* **Figure scripts**:
==*==

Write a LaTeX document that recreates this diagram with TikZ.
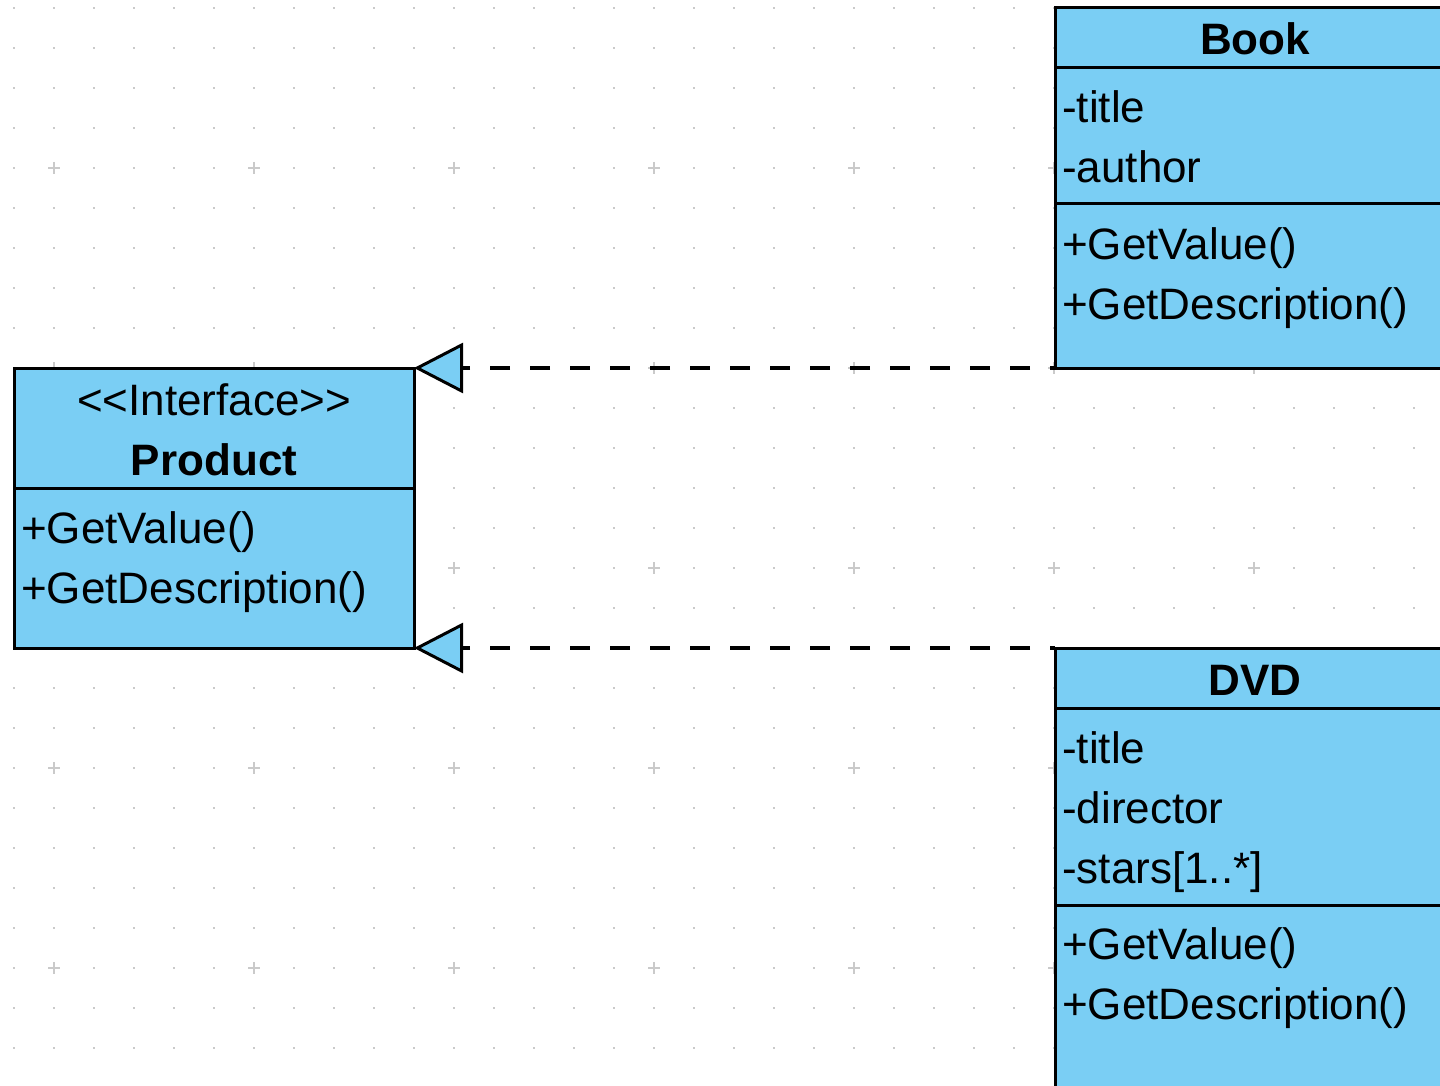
\documentclass[tikz,border=0pt]{standalone}
\usepackage{fontspec}
\setmainfont{Liberation Sans}
\usetikzlibrary{arrows.meta}
\definecolor{umlblue}{HTML}{7ACEF4}
\definecolor{gridgray}{HTML}{CACACA}
\begin{document}
\begin{tikzpicture}[x=1pt,y=-1pt,
  classbox/.style={draw, line width=3pt, fill=umlblue, minimum width=400pt,
    inner sep=0pt, outer sep=0pt, anchor=north west},
  divider/.style={line width=3pt},
  member/.style={anchor=base west, inner sep=0pt, font=\fontsize{44}{52}\selectfont},
  classname/.style={anchor=base, inner sep=0pt, font=\fontsize{44}{52}\selectfont\bfseries},
  stereo/.style={anchor=base, inner sep=0pt, font=\fontsize{44}{52}\selectfont},
  realize/.style={draw, line width=3.5pt, dash pattern=on 20pt off 20pt, dash phase=15pt,
    -{Triangle[length=49pt,width=50pt,fill=umlblue,line width=3pt,line join=miter]}},
]
\useasboundingbox (0,0) rectangle (1440,1086);
\fill[white] (0,0) rectangle (1440,1086);

% background grid: dots every 40pt, crosses every 200pt
\foreach \i in {0,...,35}
  \foreach \j in {0,...,26}
    \fill[gridgray] ({14+40*\i-1},{8+40*\j-1}) rectangle ++(2,2);
\foreach \i in {0,...,7}
  \foreach \j in {0,...,4}
    \draw[gridgray, line width=1.5pt]
      ({54+200*\i-6},{168+200*\j}) -- ++(12,0)
      ({54+200*\i},{168+200*\j-6}) -- ++(0,12);

% interface Product
\node[classbox, minimum height=280pt] (product) at (14,368) {};
\draw[divider] (14,488) -- (414,488);
\node[stereo] (pstereo) at (214,415) {<{}<Interface>{}>};
\node[classname] (pname) at (214,475) {Product};
\node[member] (pm1) at (21,543) {+GetValue()};
\node[member] (pm2) at (21,603) {+GetDescription()};

% class Book
\node[classbox, minimum height=360pt] (book) at (1055,8) {};
\draw[divider] (1055,68) -- (1455,68);
\draw[divider] (1055,204) -- (1455,204);
\node[classname] (bname) at (1255,55) {Book};
\node[member] (ba1) at (1062,123) {-title};
\node[member] (ba2) at (1062,183) {-author};
\node[member] (bm1) at (1062,259) {+GetValue()};
\node[member] (bm2) at (1062,319) {+GetDescription()};

% class DVD
\node[classbox, minimum height=470pt] (dvd) at (1055,648) {};
\draw[divider] (1055,708) -- (1455,708);
\draw[divider] (1055,905) -- (1455,905);
\node[classname] (dname) at (1255,695) {DVD};
\node[member] (da1) at (1062,763) {-title};
\node[member] (da2) at (1062,823) {-director};
\node[member] (da3) at (1062,883) {-stars[1..*]};
\node[member] (dm1) at (1062,959) {+GetValue()};
\node[member] (dm2) at (1062,1019) {+GetDescription()};

% realizations
\draw[realize] (book.south west) -- (product.north east);
\draw[realize] (dvd.north west) -- (product.south east);
\end{tikzpicture}
\end{document}
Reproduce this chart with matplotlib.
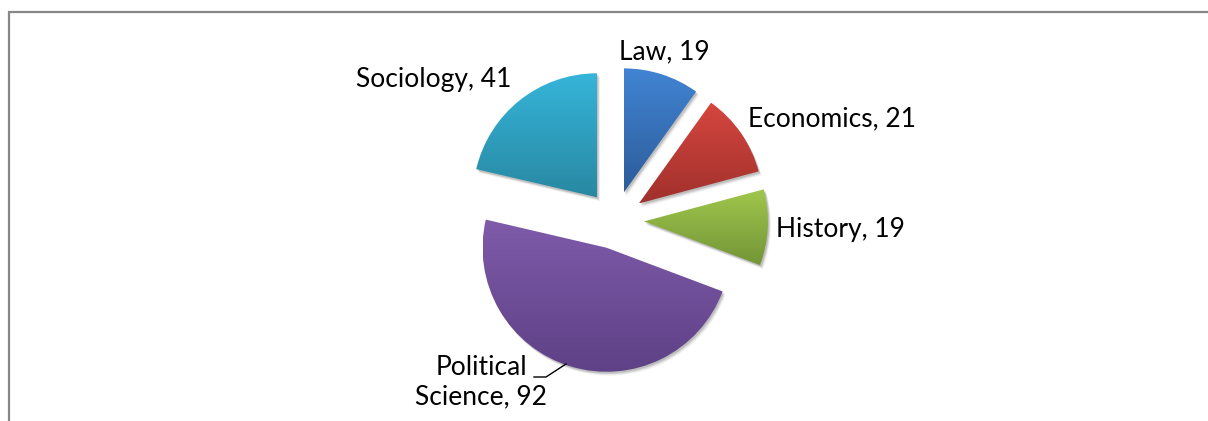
import matplotlib.pyplot as plt
import numpy as np
from matplotlib.colors import LinearSegmentedColormap
from matplotlib.patches import Rectangle, Wedge

labels = ['Law', 'Economics', 'History', 'Political\nScience', 'Sociology']
values = [19, 21, 19, 92, 41]
top_cols = ['#4184D3', '#D6463F', '#A0C74C', '#7F5BAA', '#36B5DA']
bot_cols = ['#2D5C9A', '#A1302C', '#739537', '#5E4186', '#2888A2']
# label centres in pixel coords (y from top)
label_pos = [(664, 52), (832, 119), (840, 229), (481, 382), (434, 80)]

W, H = 1208, 421
fig = plt.figure(figsize=(W / 100, H / 100), dpi=100)
ax = fig.add_axes([0, 0, 1, 1])

cx, cy, r = 615, H - 220, 124
wedges, _ = ax.pie(values, radius=r, center=(cx, cy), startangle=90,
                   counterclock=False, explode=[29] * 5, frame=True)

for i, w in enumerate(wedges):
    # soft shadow
    for k, a in zip([5, 4, 3, 2], [0.04, 0.06, 0.08, 0.10]):
        sh = Wedge((w.center[0] + k * 0.6, w.center[1] - k * 0.8), w.r,
                   w.theta1, w.theta2, facecolor='#000000', alpha=a,
                   edgecolor='none', zorder=1)
        ax.add_patch(sh)
    w.set_facecolor('none')
    w.set_edgecolor('none')
    w.set_zorder(3)
    bb = w.get_path().transformed(w.get_patch_transform()).get_extents()
    cmap = LinearSegmentedColormap.from_list('g%d' % i, [bot_cols[i], top_cols[i]])
    grad = np.linspace(0, 1, 256).reshape(-1, 1)
    im = ax.imshow(grad, cmap=cmap, origin='lower', aspect='auto',
                   extent=[bb.x0, bb.x1, bb.y0, bb.y1], zorder=2,
                   interpolation='bilinear')
    im.set_clip_path(w)

for lab, v, (x, y) in zip(labels, values, label_pos):
    ax.text(x, H - y, '%s, %d' % (lab, v), ha='center', va='center',
            fontsize=19, family='Lato', color='black', zorder=5,
            linespacing=1.2)

# leader line for Political Science
ax.plot([534, 546, 566], [H - 377, H - 377, H - 364], color='black', lw=1, zorder=5)

ax.set_xlim(0, W)
ax.set_ylim(0, H)
ax.axis('off')

# chart area border (left and top visible)
ax.add_patch(Rectangle((8.5, -10), W + 20, H - 11.5 + 10, fill=False,
                       edgecolor='#878787', lw=1.6, zorder=6))

fig.savefig('out.png', dpi=100)
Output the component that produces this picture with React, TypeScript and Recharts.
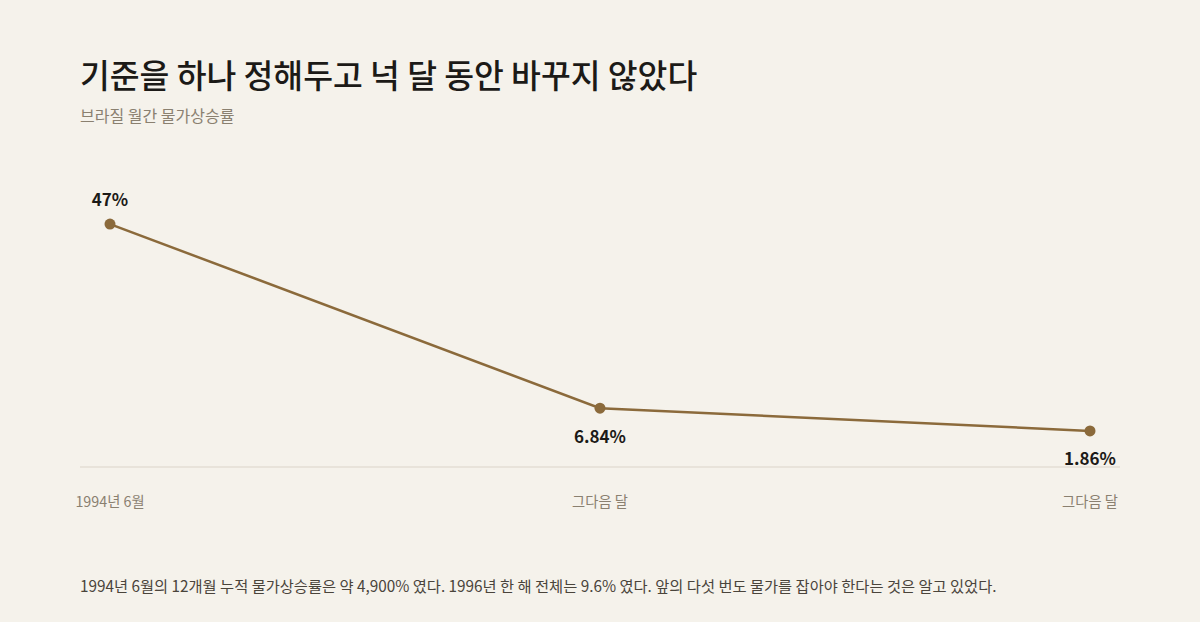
import React from "react";
import { LineChart, Line, XAxis, YAxis, LabelList } from "recharts";

const categories = ["1994년 6월", "그다음 달", "그다음 달"];
const inflation = [47, 6.84, 1.86];
const valueLabels = ["47%", "6.84%", "1.86%"];

const data = categories.map((c, i) => ({ label: c, idx: i, value: inflation[i], text: valueLabels[i] }));

const FONT = '"Noto Sans CJK KR", "Noto Sans", sans-serif';
const LINE_COLOR = "#8b6a3b";

const ValueLabel = (props: any) => {
  const { x, y, index } = props;
  const above = index === 0;
  return (
    <text
      x={x}
      y={above ? y - 26 : y + 27}
      textAnchor="middle"
      dominantBaseline="central"
      fontFamily={FONT}
      fontSize={17}
      fontWeight={700}
      fill="#1c1a17"
    >
      {valueLabels[index]}
    </text>
  );
};

export default function App() {
  return (
    <div
      style={{
        position: "absolute",
        left: 0,
        top: 0,
        width: 1200,
        height: 622,
        background: "#f5f2eb",
        fontFamily: FONT,
        overflow: "hidden",
      }}
    >
      <div style={{ position: "absolute", left: 0, top: 0 }}>
        <LineChart width={1200} height={622} data={data} margin={{ top: 192, right: 80, bottom: 115, left: 80 }}>
          <YAxis hide domain={[-6, 54]} type="number" />
          <XAxis
            dataKey="idx"
            type="category"
            padding={{ left: 30, right: 30 }}
            axisLine={{ stroke: "#e3ded4", strokeWidth: 1.5 }}
            tickLine={false}
            tickSize={6}
            tickMargin={24}
            height={40}
            tickFormatter={(v: any) => categories[v]}
            tick={{ fill: "#8a8070", fontSize: 14.3, fontFamily: FONT }}
            interval={0}
          />
          <Line
            dataKey="value"
            stroke={LINE_COLOR}
            strokeWidth={2.5}
            dot={{ r: 5.5, fill: LINE_COLOR, stroke: LINE_COLOR, strokeWidth: 0 }}
            activeDot={false}
            isAnimationActive={false}
          >
            <LabelList dataKey="text" content={<ValueLabel />} />
          </Line>
        </LineChart>
      </div>
      <div
        style={{
          position: "absolute",
          left: 80,
          top: 53,
          fontSize: 32.4,
          fontWeight: 500,
          color: "#1c1a17",
          lineHeight: "42px",
          whiteSpace: "nowrap",
        }}
      >
        기준을 하나 정해두고 넉 달 동안 바꾸지 않았다
      </div>
      <div
        style={{
          position: "absolute",
          left: 80,
          top: 104,
          fontSize: 16,
          color: "#8a8070",
          lineHeight: "22px",
          whiteSpace: "nowrap",
        }}
      >
        브라질 월간 물가상승률
      </div>
      <div
        style={{
          position: "absolute",
          left: 80,
          top: 574,
          fontSize: 15.3,
          color: "#4a443b",
          lineHeight: "22px",
          whiteSpace: "nowrap",
        }}
      >
        1994년 6월의 12개월 누적 물가상승률은 약 4,900% 였다. 1996년 한 해 전체는 9.6% 였다. 앞의 다섯 번도 물가를 잡아야 한다는 것은 알고 있었다.
      </div>
    </div>
  );
}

==*==

* **Exercise**: Taking the material above, give again exactly the lines from the one holding "Output the component" through the one holding "const data = categories.map((c, i)", with both ends and without pictures.

* **Response to this task**:
Output the component that produces this picture with React, TypeScript and Recharts.
import React from "react";
import { LineChart, Line, XAxis, YAxis, LabelList } from "recharts";

const categories = ["1994년 6월", "그다음 달", "그다음 달"];
const inflation = [47, 6.84, 1.86];
const valueLabels = ["47%", "6.84%", "1.86%"];

const data = categories.map((c, i) => ({ label: c, idx: i, value: inflation[i], text: valueLabels[i] }));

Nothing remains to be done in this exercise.